Is The Legal Ed. Crisis Real?

Erwin Chemerinsky and Carrie Menkel-Meadow's article in the NYTimes this morning is interesting for its take on the legal education crisis.

The authors believe that legal education can use reform, like all higher education in general, but the 'crisis' talk is overblown and may lead to unnecessary reform that will make legal training worse in the long run.

"The claims of imminent catastrophe always focus on three things: the problematic job market for law graduates, the increased cost of legal education and the decrease in applications for law schools."

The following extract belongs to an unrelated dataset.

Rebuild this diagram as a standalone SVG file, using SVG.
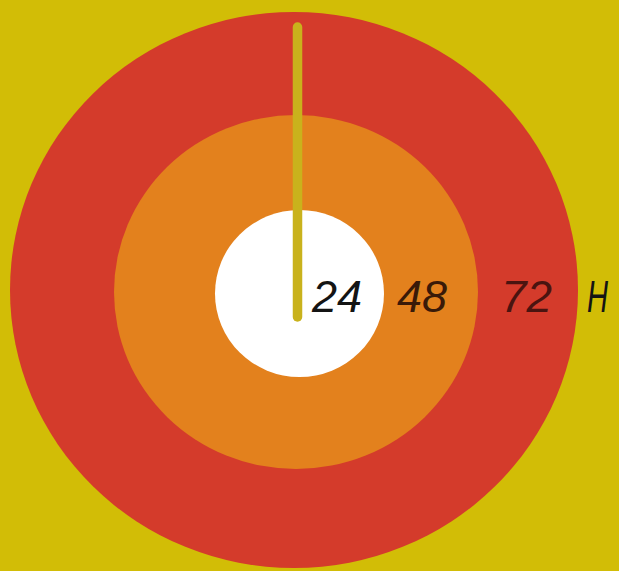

As to the job market, "[a]ccording to the Association for Legal Career Professionals, as recently as 2007, close to 92 percent of law-school graduates reported being employed in a paid, full-time position nine months after graduation. True, the employment figures had dropped by 2012, the most recent year for which data is available, but only to 84.7 percent. The number of graduates who are employed is higher if the measure is over a longer interval than just the nine months after graduation. And with the economy improving and law-school enrollments shrinking, there will be more jobs available for new law graduates."

As to the increased cost of legal education, "[t]he supposed crisis of the increased cost of attending law school is, of course, part of the overall increase in the costs of higher education. Since 1978, the cost of going to college has increased 1,120 percent (far outpacing the rate of inflation). Law schools specifically should do more to provide need-based financial aid to students — rather than what most law schools have been doing in recent years, which is to shift toward financial aid based primarily on merit in order to influence their rankings."

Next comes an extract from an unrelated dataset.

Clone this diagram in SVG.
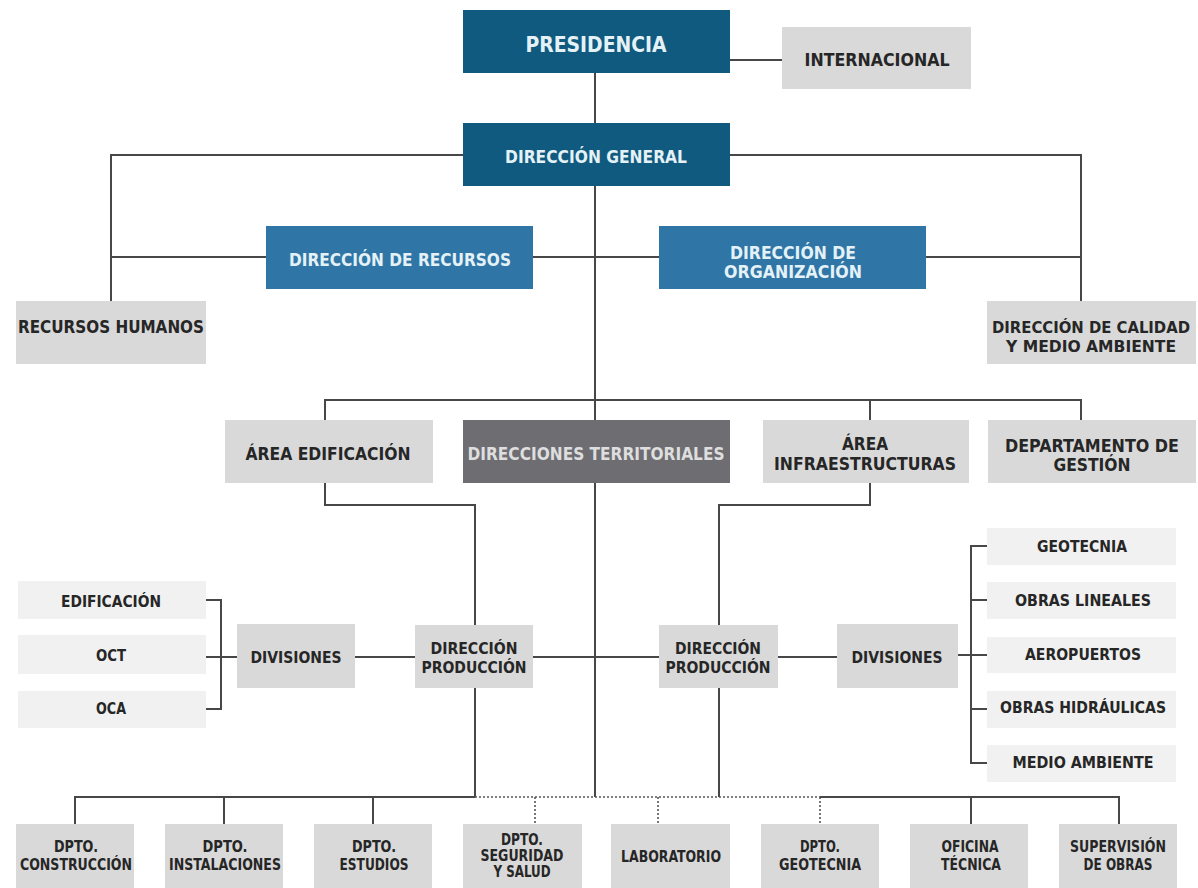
<svg xmlns="http://www.w3.org/2000/svg" width="1198" height="888" viewBox="0 0 1198 888">
<style>
text{font-family:"DejaVu Sans Condensed","DejaVu Sans","Liberation Sans",sans-serif;font-weight:bold;text-anchor:middle}
.dk{fill:#105a7f}.md{fill:#2f76a6}.gr{fill:#d9d9d9}.lt{fill:#f1f1f1}.tr{fill:#6d6d72}
.wt{fill:#e4f2f8}.bk{fill:#262626}.tt{fill:#dedede}
.ln{stroke:#474747;stroke-width:2;fill:none}
.dt{stroke:#555;stroke-width:1.6;fill:none;stroke-dasharray:2 2}
</style>
<rect width="1198" height="888" fill="#ffffff"/>
<g id="connectors">
<path class="ln" d="M730 60H782"/>
<path class="ln" d="M595 73V797"/>
<path class="ln" d="M463 155H111V301M730 155H1081V301"/>
<path class="ln" d="M111 257H266M533 257H659M926 257H1081"/>
<path class="ln" d="M325 420V400H1081V420M870 400V420"/>
<path class="ln" d="M325 483V505H475V625M870 483V505H719V625"/>
<path class="ln" d="M355 657H415M533 657H659M778 657H837"/>
<path class="ln" d="M206 600H221V709H206M206 657H237"/>
<path class="ln" d="M987 546H971V763H987M971 600H987M958 655H987M971 709H987"/>
<path class="ln" d="M475 688V797M719 688V797"/>
<path class="ln" d="M475 797H75V824M224 797V824M373 797V824"/>
<path class="ln" d="M820 797H1119V824M971 797V824"/>
<path class="dt" d="M475 797H820M535 797V824M658 797V824M820 797V824"/>
</g>
<g id="presidencia"><rect class="dk" x="463" y="10" width="267" height="63"/><text class="wt" x="596" y="52" font-size="21" textLength="141" lengthAdjust="spacingAndGlyphs">PRESIDENCIA</text></g>
<g id="internacional"><rect class="gr" x="782" y="27" width="189" height="62"/><text class="bk" x="877" y="66" font-size="18" textLength="145" lengthAdjust="spacingAndGlyphs">INTERNACIONAL</text></g>
<g id="direccion-general"><rect class="dk" x="463" y="123" width="267" height="63"/><text class="wt" x="596" y="163" font-size="17" textLength="182" lengthAdjust="spacingAndGlyphs">DIRECCIÓN GENERAL</text></g>
<g id="direccion-recursos"><rect class="md" x="266" y="226" width="267" height="63"/><text class="wt" x="400" y="266" font-size="17" textLength="222" lengthAdjust="spacingAndGlyphs">DIRECCIÓN DE RECURSOS</text></g>
<g id="direccion-organizacion"><rect class="md" x="659" y="226" width="267" height="63"/><text class="wt" x="793" y="259" font-size="17" textLength="126" lengthAdjust="spacingAndGlyphs">DIRECCIÓN DE</text><text class="wt" x="793" y="278" font-size="17" textLength="138" lengthAdjust="spacingAndGlyphs">ORGANIZACIÓN</text></g>
<g id="recursos-humanos"><rect class="gr" x="16" y="301" width="190" height="63"/><text class="bk" x="111" y="333" font-size="18" textLength="186" lengthAdjust="spacingAndGlyphs">RECURSOS HUMANOS</text></g>
<g id="calidad"><rect class="gr" x="987" y="301" width="209" height="63"/><text class="bk" x="1091" y="333" font-size="16" textLength="198" lengthAdjust="spacingAndGlyphs">DIRECCIÓN DE CALIDAD</text><text class="bk" x="1091" y="352" font-size="16" textLength="170" lengthAdjust="spacingAndGlyphs">Y MEDIO AMBIENTE</text></g>
<g id="area-edificacion"><rect class="gr" x="225" y="420" width="208" height="63"/><text class="bk" x="328" y="460" font-size="18" textLength="165" lengthAdjust="spacingAndGlyphs">ÁREA EDIFICACIÓN</text></g>
<g id="direcciones-territoriales"><rect class="tr" x="463" y="420" width="267" height="63"/><text class="tt" x="596" y="460" font-size="18" textLength="257" lengthAdjust="spacingAndGlyphs">DIRECCIONES TERRITORIALES</text></g>
<g id="area-infraestructuras"><rect class="gr" x="763" y="420" width="206" height="63"/><text class="bk" x="865" y="450" font-size="18" textLength="46" lengthAdjust="spacingAndGlyphs">ÁREA</text><text class="bk" x="865" y="470" font-size="18" textLength="182" lengthAdjust="spacingAndGlyphs">INFRAESTRUCTURAS</text></g>
<g id="departamento-gestion"><rect class="gr" x="988" y="420" width="208" height="63"/><text class="bk" x="1092" y="452" font-size="18" textLength="174" lengthAdjust="spacingAndGlyphs">DEPARTAMENTO DE</text><text class="bk" x="1092" y="471" font-size="18" textLength="77" lengthAdjust="spacingAndGlyphs">GESTIÓN</text></g>
<g id="edificacion"><rect class="lt" x="18" y="581" width="188" height="38"/><text class="bk" x="111" y="607" font-size="16" textLength="100" lengthAdjust="spacingAndGlyphs">EDIFICACIÓN</text></g>
<g id="oct"><rect class="lt" x="18" y="635" width="188" height="39"/><text class="bk" x="111" y="661" font-size="16" textLength="30" lengthAdjust="spacingAndGlyphs">OCT</text></g>
<g id="oca"><rect class="lt" x="18" y="691" width="188" height="37"/><text class="bk" x="111" y="714" font-size="16" textLength="30" lengthAdjust="spacingAndGlyphs">OCA</text></g>
<g id="divisiones-izq"><rect class="gr" x="237" y="624" width="118" height="64"/><text class="bk" x="296" y="663" font-size="16" textLength="91" lengthAdjust="spacingAndGlyphs">DIVISIONES</text></g>
<g id="produccion-izq"><rect class="gr" x="415" y="625" width="118" height="63"/><text class="bk" x="474" y="654" font-size="16" textLength="87" lengthAdjust="spacingAndGlyphs">DIRECCIÓN</text><text class="bk" x="474" y="673" font-size="16" textLength="105" lengthAdjust="spacingAndGlyphs">PRODUCCIÓN</text></g>
<g id="produccion-der"><rect class="gr" x="659" y="625" width="119" height="63"/><text class="bk" x="718" y="654" font-size="16" textLength="86" lengthAdjust="spacingAndGlyphs">DIRECCIÓN</text><text class="bk" x="718" y="673" font-size="16" textLength="105" lengthAdjust="spacingAndGlyphs">PRODUCCIÓN</text></g>
<g id="divisiones-der"><rect class="gr" x="837" y="624" width="121" height="64"/><text class="bk" x="897" y="663" font-size="16" textLength="91" lengthAdjust="spacingAndGlyphs">DIVISIONES</text></g>
<g id="geotecnia"><rect class="lt" x="987" y="528" width="189" height="37"/><text class="bk" x="1082" y="552" font-size="15" textLength="90" lengthAdjust="spacingAndGlyphs">GEOTECNIA</text></g>
<g id="obras-lineales"><rect class="lt" x="987" y="582" width="189" height="37"/><text class="bk" x="1083" y="606" font-size="15" textLength="136" lengthAdjust="spacingAndGlyphs">OBRAS LINEALES</text></g>
<g id="aeropuertos"><rect class="lt" x="987" y="637" width="189" height="36"/><text class="bk" x="1083" y="660" font-size="15" textLength="116" lengthAdjust="spacingAndGlyphs">AEROPUERTOS</text></g>
<g id="obras-hidraulicas"><rect class="lt" x="987" y="691" width="189" height="37"/><text class="bk" x="1083" y="713" font-size="15" textLength="166" lengthAdjust="spacingAndGlyphs">OBRAS HIDRÁULICAS</text></g>
<g id="medio-ambiente"><rect class="lt" x="987" y="745" width="189" height="37"/><text class="bk" x="1083" y="768" font-size="15" textLength="141" lengthAdjust="spacingAndGlyphs">MEDIO AMBIENTE</text></g>
<g id="dpto-construccion"><rect class="gr" x="16" y="824" width="118" height="64"/><text class="bk" x="76" y="852" font-size="15" textLength="44" lengthAdjust="spacingAndGlyphs">DPTO.</text><text class="bk" x="76" y="870" font-size="15" textLength="112" lengthAdjust="spacingAndGlyphs">CONSTRUCCIÓN</text></g>
<g id="dpto-instalaciones"><rect class="gr" x="165" y="824" width="118" height="64"/><text class="bk" x="225" y="852" font-size="15" textLength="45" lengthAdjust="spacingAndGlyphs">DPTO.</text><text class="bk" x="225" y="870" font-size="15" textLength="112" lengthAdjust="spacingAndGlyphs">INSTALACIONES</text></g>
<g id="dpto-estudios"><rect class="gr" x="314" y="824" width="118" height="64"/><text class="bk" x="374" y="852" font-size="15" textLength="44" lengthAdjust="spacingAndGlyphs">DPTO.</text><text class="bk" x="374" y="870" font-size="15" textLength="69" lengthAdjust="spacingAndGlyphs">ESTUDIOS</text></g>
<g id="dpto-seguridad"><rect class="gr" x="463" y="824" width="119" height="64"/><text class="bk" x="522" y="845" font-size="15" textLength="42" lengthAdjust="spacingAndGlyphs">DPTO.</text><text class="bk" x="522" y="861" font-size="15" textLength="83" lengthAdjust="spacingAndGlyphs">SEGURIDAD</text><text class="bk" x="522" y="877" font-size="15" textLength="57" lengthAdjust="spacingAndGlyphs">Y SALUD</text></g>
<g id="laboratorio"><rect class="gr" x="611" y="824" width="119" height="64"/><text class="bk" x="671" y="862" font-size="15" textLength="100" lengthAdjust="spacingAndGlyphs">LABORATORIO</text></g>
<g id="dpto-geotecnia"><rect class="gr" x="761" y="824" width="118" height="64"/><text class="bk" x="820" y="852" font-size="15" textLength="40" lengthAdjust="spacingAndGlyphs">DPTO.</text><text class="bk" x="820" y="870" font-size="15" textLength="82" lengthAdjust="spacingAndGlyphs">GEOTECNIA</text></g>
<g id="oficina-tecnica"><rect class="gr" x="910" y="824" width="118" height="64"/><text class="bk" x="970" y="852" font-size="15" textLength="57" lengthAdjust="spacingAndGlyphs">OFICINA</text><text class="bk" x="971" y="870" font-size="15" textLength="60" lengthAdjust="spacingAndGlyphs">TÉCNICA</text></g>
<g id="supervision-obras"><rect class="gr" x="1059" y="824" width="118" height="64"/><text class="bk" x="1118" y="852" font-size="15" textLength="96" lengthAdjust="spacingAndGlyphs">SUPERVISIÓN</text><text class="bk" x="1118" y="870" font-size="15" textLength="69" lengthAdjust="spacingAndGlyphs">DE OBRAS</text></g>
</svg>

Finally, as to the decrease in law-school applications, "the talk ... overlooks the fact that the number of applications has fluctuated for decades. Many law schools have reduced the size of their classes, to be sure, but this is simply to balance supply and demand."

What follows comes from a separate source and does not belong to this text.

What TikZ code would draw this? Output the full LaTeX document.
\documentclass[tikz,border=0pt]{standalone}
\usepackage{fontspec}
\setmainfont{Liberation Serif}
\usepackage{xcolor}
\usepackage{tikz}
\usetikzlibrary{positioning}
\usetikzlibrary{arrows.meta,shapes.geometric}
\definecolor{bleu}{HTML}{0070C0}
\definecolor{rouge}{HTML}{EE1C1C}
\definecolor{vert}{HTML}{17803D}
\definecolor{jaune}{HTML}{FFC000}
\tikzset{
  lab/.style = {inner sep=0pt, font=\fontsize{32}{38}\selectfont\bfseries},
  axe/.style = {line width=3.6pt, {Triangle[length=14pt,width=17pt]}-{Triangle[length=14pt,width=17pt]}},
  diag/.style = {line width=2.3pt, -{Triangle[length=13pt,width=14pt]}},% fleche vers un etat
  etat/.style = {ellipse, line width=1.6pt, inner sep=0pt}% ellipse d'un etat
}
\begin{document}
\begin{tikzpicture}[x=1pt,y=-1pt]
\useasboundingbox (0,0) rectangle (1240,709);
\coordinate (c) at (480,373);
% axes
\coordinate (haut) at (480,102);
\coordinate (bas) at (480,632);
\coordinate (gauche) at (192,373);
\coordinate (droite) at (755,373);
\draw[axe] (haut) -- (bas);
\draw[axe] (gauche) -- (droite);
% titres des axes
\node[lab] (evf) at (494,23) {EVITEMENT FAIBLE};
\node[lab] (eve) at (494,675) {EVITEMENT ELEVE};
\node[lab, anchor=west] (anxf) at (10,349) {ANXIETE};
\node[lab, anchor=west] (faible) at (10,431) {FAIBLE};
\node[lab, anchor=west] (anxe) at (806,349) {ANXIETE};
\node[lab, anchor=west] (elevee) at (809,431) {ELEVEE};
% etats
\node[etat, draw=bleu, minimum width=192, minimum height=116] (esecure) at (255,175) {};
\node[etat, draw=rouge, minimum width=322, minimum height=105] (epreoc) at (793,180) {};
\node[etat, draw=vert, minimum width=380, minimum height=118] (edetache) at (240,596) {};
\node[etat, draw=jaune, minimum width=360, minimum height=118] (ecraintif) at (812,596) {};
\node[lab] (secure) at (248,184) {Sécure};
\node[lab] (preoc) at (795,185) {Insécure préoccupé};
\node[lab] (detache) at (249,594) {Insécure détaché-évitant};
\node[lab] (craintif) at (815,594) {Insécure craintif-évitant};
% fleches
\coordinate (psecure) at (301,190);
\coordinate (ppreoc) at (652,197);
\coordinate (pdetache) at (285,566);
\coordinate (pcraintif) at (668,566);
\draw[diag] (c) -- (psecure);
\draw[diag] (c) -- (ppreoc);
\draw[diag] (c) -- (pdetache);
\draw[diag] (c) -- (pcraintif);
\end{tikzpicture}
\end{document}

As the authors note, the "chief concern is that the claims about a crisis in legal education will be the impetus for reforms that will do more harm than good." One common suggestion "is to reduce law school to two years. The profession needs law schools to produce lawyers who are better prepared to practice law, not less well trained. That would be impossible in two-thirds of the time. If law school were of just two years’ duration, the first things to be cut would be clinical education and interdisciplinary courses, which are the best innovations since we went to law school in the 1970s."

What law schools must do is continue to train individuals to "serve as legal 'problem solvers,' not only in the board room or courtroom, but in all areas of civil society — our legislatures, administrative agencies, schools, workplaces and beyond."